Stabilization of very soft soils using high strength geosynthetics: the role of finite element analyses

Abstract

The application of finite element (FE) techniques for the analysis of reinforced embankment behaviour is reviewed. Details such as the choice of finite element and constitutive models as well as the validation of finite element results against benchmark solutions are discussed. Results from the authors' finite element analyses are examined, and it is shown that FE analysis can be particularly useful for identifying the mechanisms of failure and also for indicating why a geosynthetic reinforcing material may substantially improve stability for a certain foundation strength profile whereas for different foundation strength profiles the same reinforcement may give rise to negligible improvement in embankment stability. The use of plasticity solutions for estimating the maximum effect of reinforcement is illustrated. The results of finite element analyses are then used to demonstrate that although the collapse load calculated from plasticity theory can be attained for very highly reinforced embankments, in many situations failure will occur at embankment heights well below the collapse height. It is then demonstrated that the failure height for a reinforced embankment is related to the modulus of the reinforcement but is not very sensitive to the modulus of the soil. The development of strain in the geotextile is examined and it is demonstrated both from field evidence and theoretical analysis that the reinforcement plays a relatively small role at low load levels since the soil is essentially elastic.
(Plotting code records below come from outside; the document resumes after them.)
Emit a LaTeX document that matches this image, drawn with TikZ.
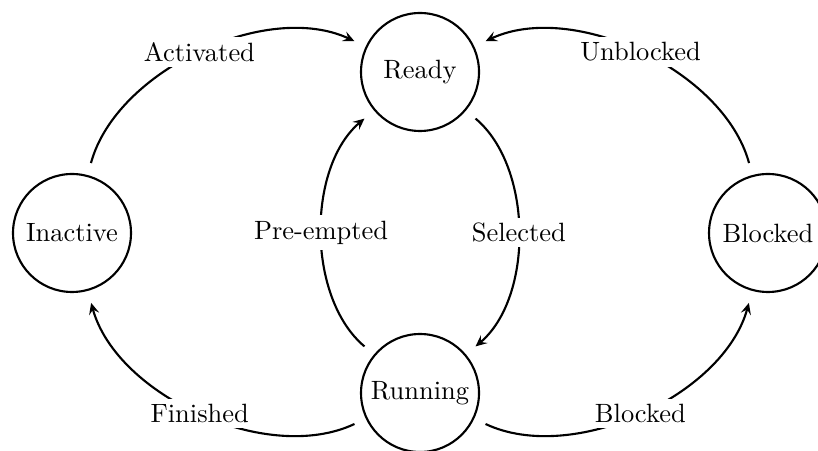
\documentclass[tikz,border=0pt]{standalone}
\usetikzlibrary{arrows.meta}
\tikzset{
  state/.style={draw, thick, circle, minimum size=44.6pt, inner sep=0pt, outer sep=5.1pt, font=\normalsize},
  edge/.style={thick, -{Stealth[length=4.3pt,width=3.9pt,inset=1.7pt]}, looseness=0.85},
  lab/.style={fill=white, inner sep=2pt}
}
\begin{document}
\begin{tikzpicture}[x=0.378pt,y=-0.378pt]
\useasboundingbox (0,0) rectangle (818,451);
\clip (0,0) rectangle (818,451);
\node[state] (ready) at (420,72) {Ready};
\node[state] (running) at (420,393) {Running};
\node[state] (inactive) at (72,233) {Inactive};
\node[state] (blocked) at (768,233) {Blocked};
\draw[edge] (inactive) to[bend left=50] node[lab]{Activated} (ready);
\draw[edge] (blocked) to[bend right=50] node[lab]{Unblocked} (ready);
\draw[edge] (ready) to[bend left=50] node[lab]{Selected} (running);
\draw[edge] (running) to[bend left=50] node[lab]{Pre-empted} (ready);
\draw[edge] (running) to[bend left=50] node[lab]{Finished} (inactive);
\draw[edge] (running) to[bend right=50] node[lab]{Blocked} (blocked);
\end{tikzpicture}
\end{document}
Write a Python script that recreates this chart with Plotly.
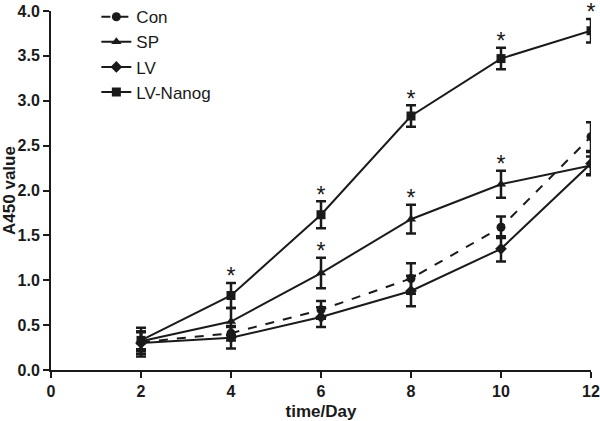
import plotly.graph_objects as go

days = [2, 4, 6, 8, 10, 12]
series_names = ["Con", "SP", "LV", "LV-Nanog"]
con = [0.31, 0.41, 0.67, 1.02, 1.59, 2.60]
con_err = [0.16, 0.08, 0.10, 0.17, 0.12, 0.16]
sp = [0.32, 0.54, 1.08, 1.68, 2.07, 2.28]
sp_err = [0.11, 0.15, 0.17, 0.16, 0.15, 0.10]
lv = [0.30, 0.36, 0.59, 0.88, 1.35, 2.30]
lv_err = [0.12, 0.12, 0.11, 0.17, 0.14, 0.13]
lvn = [0.33, 0.83, 1.73, 2.83, 3.47, 3.78]
lvn_err = [0.10, 0.14, 0.15, 0.12, 0.12, 0.13]
# significance marks (days)
sig_lvn_days = [4, 6, 8, 10, 12]
sig_sp_days = [6, 8, 10]

symbols = ["circle", "triangle-up", "diamond", "square"]
dashes = ["dash", "solid", "solid", "solid"]
vals = [con, sp, lv, lvn]
errs = [con_err, sp_err, lv_err, lvn_err]

FONT = "Liberation Sans, Arial"
INK = "#1a1a1a"

fig = go.Figure()
for name, v, e, sym, d in zip(series_names, vals, errs, symbols, dashes):
    fig.add_trace(go.Scatter(
        x=days, y=v, name=name, mode="lines+markers",
        line=dict(color=INK, width=2, dash=d),
        marker=dict(symbol=sym, size=9, color=INK),
        error_y=dict(type="data", array=e, color=INK, thickness=2.5, width=5),
        legendgroup=name,
    ))

def star_y(days_sel, v, e):
    return [v[days.index(dd)] + e[days.index(dd)] + 0.05 for dd in days_sel]

fig.add_trace(go.Scatter(
    x=sig_lvn_days + sig_sp_days,
    y=star_y(sig_lvn_days, lvn, lvn_err) + star_y(sig_sp_days, sp, sp_err),
    mode="text", text=["*"] * (len(sig_lvn_days) + len(sig_sp_days)),
    textposition="middle center",
    textfont=dict(size=23, color=INK, family=FONT),
    showlegend=False, hoverinfo="skip", cliponaxis=False,
))

fig.update_layout(
    width=600, height=421,
    margin=dict(l=51, r=9, t=11, b=51, autoexpand=False),
    paper_bgcolor="white", plot_bgcolor="white",
    font=dict(family=FONT, color=INK),
    showlegend=True,
    legend=dict(x=0.084, y=1.033, xanchor="left", yanchor="top",
                font=dict(size=17), bgcolor="rgba(0,0,0,0)",
                traceorder="grouped", tracegroupgap=0),
    xaxis=dict(range=[0, 12], tickvals=[0, 2, 4, 6, 8, 10, 12],
               showgrid=False, zeroline=False, showline=True, linewidth=2,
               linecolor=INK, ticks="outside", ticklen=6, tickwidth=2,
               tickcolor=INK, automargin=False,
               tickfont=dict(size=16, weight="bold"),
               title=dict(text="<b>time/Day</b>", font=dict(size=17), standoff=8)),
    yaxis=dict(range=[0, 4], tickvals=[0, 0.5, 1, 1.5, 2, 2.5, 3, 3.5, 4],
               ticktext=["0.0", "0.5", "1.0", "1.5", "2.0", "2.5", "3.0", "3.5", "4.0"],
               showgrid=False, zeroline=False, showline=True, linewidth=2,
               linecolor=INK, ticks="outside", ticklen=6, tickwidth=2,
               tickcolor=INK, automargin=False,
               tickfont=dict(size=16, weight="bold"),
               title=dict(text="<b>A450 value</b>", font=dict(size=17), standoff=6)),
)

fig.write_html("out.html", config={"displayModeBar": False},
               post_script="document.body.style.margin='0px';document.body.style.padding='0px';")
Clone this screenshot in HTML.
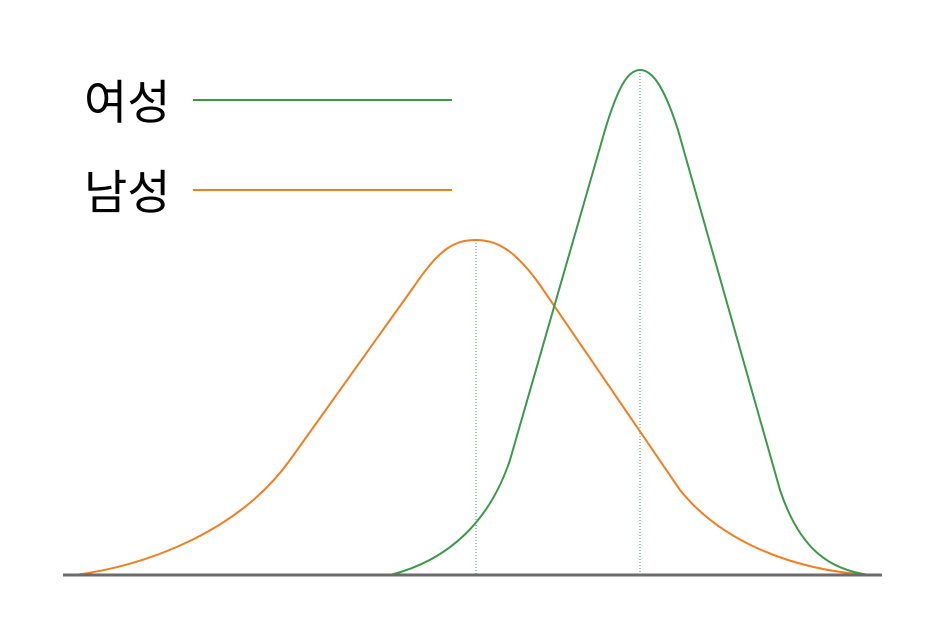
<!DOCTYPE html>
<html><head><meta charset="utf-8"><style>
html,body{margin:0;padding:0;background:#fff;}
svg{display:block;}
text{font-family:"Liberation Sans","Noto Sans CJK KR",sans-serif;}
</style></head><body>
<svg width="940" height="644" viewBox="0 0 940 644">
<rect width="940" height="644" fill="#fff"/>
<line x1="476" y1="240" x2="476" y2="575" stroke="#4a9a5a" stroke-width="1" stroke-dasharray="1,2"/>
<line x1="640" y1="70" x2="640" y2="575" stroke="#4a9a5a" stroke-width="1" stroke-dasharray="1,2"/>
<path d="M75,575 C150,565 240,530 290,460 L415,285 C440,248 455,240 476,240 C497,240 515,250 540,285 L680,490 C720,540 790,570 870,575" fill="none" stroke="#f07f22" stroke-width="2"/>
<path d="M390,575 C450,560 490,520 510,460 L605,130 C620,80 630,70 640,70 C650,70 662,80 678,130 L780,490 C800,550 830,570 870,575" fill="none" stroke="#3a9a48" stroke-width="2"/>
<line x1="63" y1="575" x2="882" y2="575" stroke="#6b6b6b" stroke-width="3"/>
<text x="84" y="119" font-size="47" fill="#000">여성</text>
<line x1="193" y1="100" x2="452" y2="100" stroke="#3a9a48" stroke-width="2"/>
<text x="84" y="209" font-size="47" fill="#000">남성</text>
<line x1="193" y1="190" x2="452" y2="190" stroke="#f07f22" stroke-width="2"/>
</svg>
</body></html>
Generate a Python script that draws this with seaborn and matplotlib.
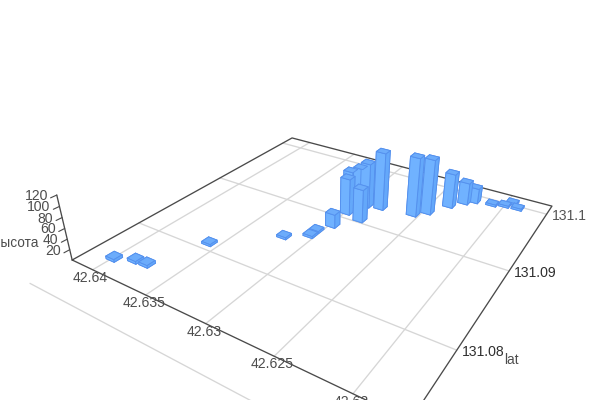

Significant strain in the geotextile begins to develop with increasing plasticity and in fact most of the strain is developed after a contiguous plastic region is developed in the soil, since beyond this point the reinforcement is all that prevents collapse from occurring. As a consequence, the strains developed in reinforcement for a given embankment height will largely depend on the height of the embankment relative to the height at which contiguous plasticity occurs, and hence will be sensitive to the magnitude and distribution of the actual shear strength in a soil deposit.